Their individual criminality is not an issue before this
Tribunal. The only issue is whether the Tribunal shall or
shall not declare these organizations to have been criminal.

The very anonymity which the Nazis intended to give to crime
by the use of these organizations plagues us to the end of
this Trial. After these proceedings are concluded, this same
organizational anonymity will plague the Allied Powers in
seeking to bring to book those who are responsible for these
terrible offences. It is a sobering fact that the vast
majority of the crimes committed in the names of these
organizations must go unpunished. But Nazism must not escape
by this route which it made for itself; it must not survive
in secret and undenounced organizational entities to prepare
a new onslaught against civilization. By a declaration of
criminality against these organizations, the Tribunal will
give a warning to not only the people of Germany but the
people of the whole world.

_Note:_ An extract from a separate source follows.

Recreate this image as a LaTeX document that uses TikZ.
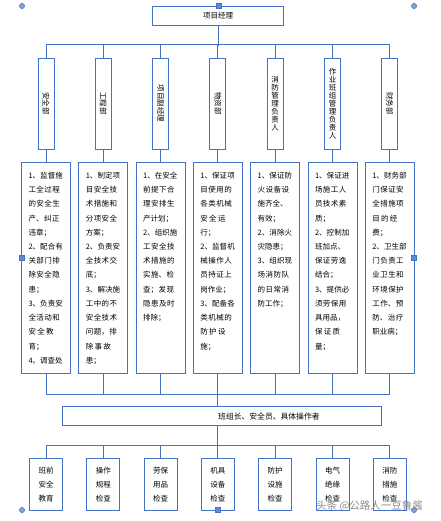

Mankind will know: that no crime
will go unpunished because it was committed in the name of a
political party or of a State, that no crime will be passed
by because it is too big; that no criminals will avoid
punishment because they are too many.

On 28th February, 1946, in this courtroom, the Chief
Prosecutor for the United States of America, Mr. Justice
Robert H. Jackson, made a statement before this Tribunal
concerning the criminality of these organizations. That
statement represents the attitude of the United States. I
can do no better than to remind the Tribunal of it again:

  "In administering preventive justice with a view to
  forestalling repetition of these Crimes Against Peace,
  Crimes Against Humanity and War Crimes, it would be a
  greater catastrophe to acquit these organizations than it
  would be to acquit the entire twenty-two individual
  defendants in the box. These defendants' power for harm is
  past. They are discredited men. That of these
  organizations goes on. If these organizations are
  exonerated here the German people will infer that they did
  no wrong, and they will easily be regimented in
  reconstituted organizations under new names behind the
  same programme.
  
  In administering retributive justice it would be possible
  to exonerate these organizations only by concluding that
  no crimes have been committed by the

                                                  [Page 313]

  Nazi regime. For these organizations' sponsorship of every
  Nazi purpose and their confederation to execute every
  measure to attain these ends is beyond denial. A failure
  to condemn these organizations under the terms of the
  Charter can only mean that such Nazi ends and means cannot
  be considered criminal and that the Charter of the
  Tribunal declaring them so is a nullity."

THE PRESIDENT: The Tribunal will adjourn.

(The Tribunal adjourned until Friday, 30th August, 1946, at l000 hours.)